No, I don't take it the wrong way at all Harley. And thanks for being so direct, yet polite in your comments.
Truthfully, you're mostly correct: last I checked (a month ago?) my THI was approx. 30, which - while not extremely low - is nowhere near the level of those with catastrophic tinnitus and/or suicidal thoughts (
@Bill: not sure of my max score, but probably in the mid 30s). I fully admit that, and don't in any way mean to be unsympathetic to those who are suffering more than me. I know people with truly catastrophic tinnitus exist, and my heart bleeds for them. In no way are any of my comments intended to undermine their plight, or suggest that they should be listening to my advice. What I'm saying (here) is likely entirely inappropriate for them.
However - and please don't take this the wrong way, in return - not everyone is in that situation. And the advice given to someone with catastrophic tinnitus - which is essentially what Bill is giving - may be a quite poor fit for the average tinnitus sufferer. Indeed, for someone with a THI of 30, the right advice may actually be to be generally careful, to carry plugs with you as precaution, to keep music nice and low, to avoid loud noise when you can, and to wear plugs when you can't.
And that's been my general point throughout: that everyone needs to figure out what makes the most sense for them. This is something you clearly understand, because you pretty much summarized it all in your post: I do indeed currently feel that I may still have some 'buffer zone' left. And since I feel that way, the implications of avoiding all loud noises, period, seem like too much. Maybe they won't one day; but they do for now.
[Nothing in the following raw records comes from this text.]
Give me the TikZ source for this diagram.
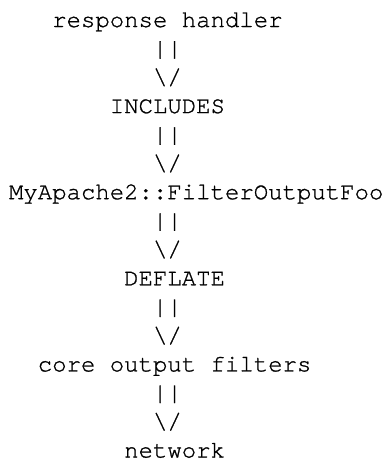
\documentclass[tikz,border=0pt]{standalone}
\usepackage{fontspec}
\newfontfamily\asciimono[Ligatures={NoCommon},FakeBold=1]{TeX Gyre Cursor}
\begin{document}
\begin{tikzpicture}[x=1pt,y=1pt,
  line/.style={anchor=base west,inner sep=0pt,outer sep=0pt,
    font=\asciimono\fontsize{24}{28.7}\selectfont,text=black}]
\useasboundingbox (0,0) rectangle (385,-459);
\def\cw{14.4}
\def\lh{28.7}
\def\xo{9}
\def\yo{27}
% row n, column c
\node[line] (resp)   at ({\xo+3*\cw},{-(\yo+0*\lh)})  {response handler};
\node[line] (p1)     at ({\xo+10*\cw},{-(\yo+1*\lh)}) {||};
\node[line] (v1)     at ({\xo+10*\cw},{-(\yo+2*\lh)}) {\textbackslash/};
\node[line] (incl)   at ({\xo+7*\cw},{-(\yo+3*\lh)})  {INCLUDES};
\node[line] (p2)     at ({\xo+10*\cw},{-(\yo+4*\lh)}) {||};
\node[line] (v2)     at ({\xo+10*\cw},{-(\yo+5*\lh)}) {\textbackslash/};
\node[line] (foo)    at ({\xo+0*\cw},{-(\yo+6*\lh)})  {MyApache2::FilterOutputFoo};
\node[line] (p3)     at ({\xo+10*\cw},{-(\yo+7*\lh)}) {||};
\node[line] (v3)     at ({\xo+10*\cw},{-(\yo+8*\lh)}) {\textbackslash/};
\node[line] (defl)   at ({\xo+8*\cw},{-(\yo+9*\lh)})  {DEFLATE};
\node[line] (p4)     at ({\xo+10*\cw},{-(\yo+10*\lh)}) {||};
\node[line] (v4)     at ({\xo+10*\cw},{-(\yo+11*\lh)}) {\textbackslash/};
\node[line] (core)   at ({\xo+2*\cw},{-(\yo+12*\lh)})  {core output filters};
\node[line] (p5)     at ({\xo+10*\cw},{-(\yo+13*\lh)}) {||};
\node[line] (v5)     at ({\xo+10*\cw},{-(\yo+14*\lh)}) {\textbackslash/};
\node[line] (net)    at ({\xo+8*\cw},{-(\yo+15*\lh)})  {network};
\end{tikzpicture}
\end{document}
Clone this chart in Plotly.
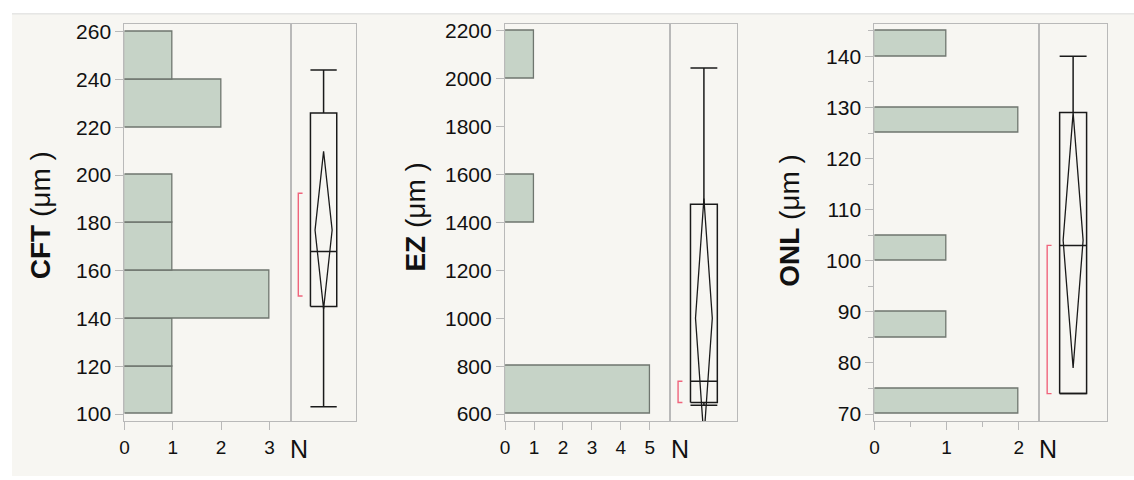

Moreover, they will for many others who come to this site for advice as well. And so while I don't (at all) want to suggest they shouldn't worry about their symptoms, I also don't want them to feel their situation is catastrophic unless it actually is. One's psychological health is as important for how one deals with their tinnitus as much as their physical symptoms, and so having new people come to the site, only to read that their life as they know it is over, can cause as much harm as good. So I want to buffer against this type of thinking, unless it's truly appropriate.
I do sympathize with you, as I know you are not in a good place. That's terrible and I wish there was something I could do. I appreciate that you're doing what you can to cope.